In some cases you can cache previous responses and serve this. If this sort of caching model works then even better, you can decouple the request for content from that fetching it from a downstream service so that you’re in effect always serving from cache. Allowing stale cache entries to be served whilst revalidating even when downstream services are unavailable can significantly improve the responsiveness and availability of the system. Don’t discard cached items just because they’re old. Keep using them until a fresh copy can be obtained. Size is a concern but if you can afford it then cache your content for as long as the RTO demands (the service should be back by then, e.g 4hrs) and revalidate as frequently as the business demands the content be fresh (e.g. every 10 minutes).

It may sound risky, but this approach can even be used with sensitive data such as user-permissions. You’re looking at a coincidence of bad events which is quite unlikely – e.g. users permissions are revoked (the old version is in cache), at the same time as the permissions system goes down, at the same as the user attempts something they previously could but should no longer be allowed to do.. It’s your risk but what’s worse… One user doing something bad or the whole system being unavailable?

If you can’t or don’t have a cache then can you implement a default or fallback option? Having a blank slot on a page, but a working page otherwise, may be the best of a bad set of options but the best nonetheless.

All else failing, apologise, quickly (see circuit-breaker) and profusely. Let the user know its you, not them, that they needn’t worry (e.g. you’ve not charged them and have unpicked any dependent transactions should you have them) and that you’ll be back as soon as you can.

Finally, log everything, monitor and alert. Regardless of the fact that it’s bad to rely on your customers to tell you when you’ve a problem, in many cases the user may not even realise something is amiss. It can easily be overlooked. Ensuring you log and monitor makes it much easier to know when you’ve an issue as well allowing root-cause analysis faster.

Queues, circuit-breakers, serve-stale-while-revalidate and logging.

Feedback – Logging and Monitoring

It seems to me that we are seeing an increasing number of issues such as this reported by the Guardian. A lost transaction results in a credit default against an individual with the result that they cannot obtain a mortgage to buy a house. Small error for the company, huge impact for the individual.

The company admitted that despite the request being submitted on their website they did not receive the request!? So either the user pressed submit then walked away without noting the response was something other than “all ok!” or the response was “all ok!” and the company failed to process the request correctly.

If the former then, well, user error for being a muppet… As end users we all need to accept some responsibility and check that we get the feedback we expect.

For the latter, there are several reasons why subsequent processing could have failed. Poor transaction management so the request never gets committed, poor process management so the request drops into some dead queue never to be dealt with (either through incompetence or through malicious intent), or through system failure and a need to rollback with resulting data loss.

With the growth in IT over the past couple of decades there are bound to be some quality issues as the result of ever shorter, demanding and more stringent deadlines and budgets. Time and effort needs to be spent exploring the hypothetical space of what could go wrong so that at least some conscious awareness and acceptance of the risks is achieved. This being the case I’m usually quite happy to be overruled by the customer on the basis of cost and time pressures.

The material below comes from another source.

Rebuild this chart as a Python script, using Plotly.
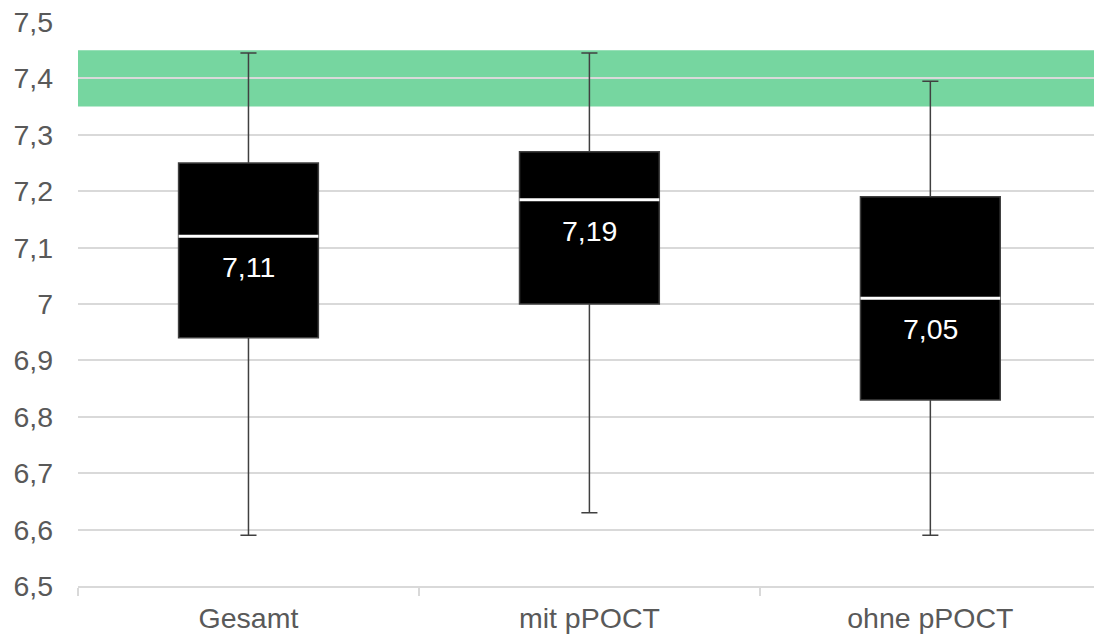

However, it’s often not expensive to put in place some logging and monitoring – and in this case there must have been something for the company to admit the request had been submitted. Web logs, application logs, database logs etc. are all valuable sources of information when PD’ing (Problem Determination). You do though need to spend at least some time reviewing and auditing these so you can identify issues and deal with them accordingly.

I remember one case where a code change was rushed out which never actually committed any transaction. Fortunately we had the safety net of some judicious logging which allowed us to recover and replay the transactions. WARNING: It worked here but this isn’t always a good idea!

In general though, logging and monitoring are a very good idea. In some cases system defects will be identified, in others, transient issues will be found which may require further work to deal with them temporarily. Whatever the underlying issue it’s important to incorporate feedback and quality controls into the design of systems to identify problems before they become disasters. At a rudimentary level logging can help with this but you need to close the feedback loop through active monitoring with processes in place to deal with incidents when they arise. It really shouldn’t just be something that we only do when the customer complains.

I don’t know the detail of what happened in this case. It could have been user-error, or we could applaud the company for having logging in place, or they could just have got lucky. In any case, we need to get feedback on how systems and processes are performing and operating in order to deal with issues when they arise, improve quality and indeed the business value of the system itself through continuous improvement.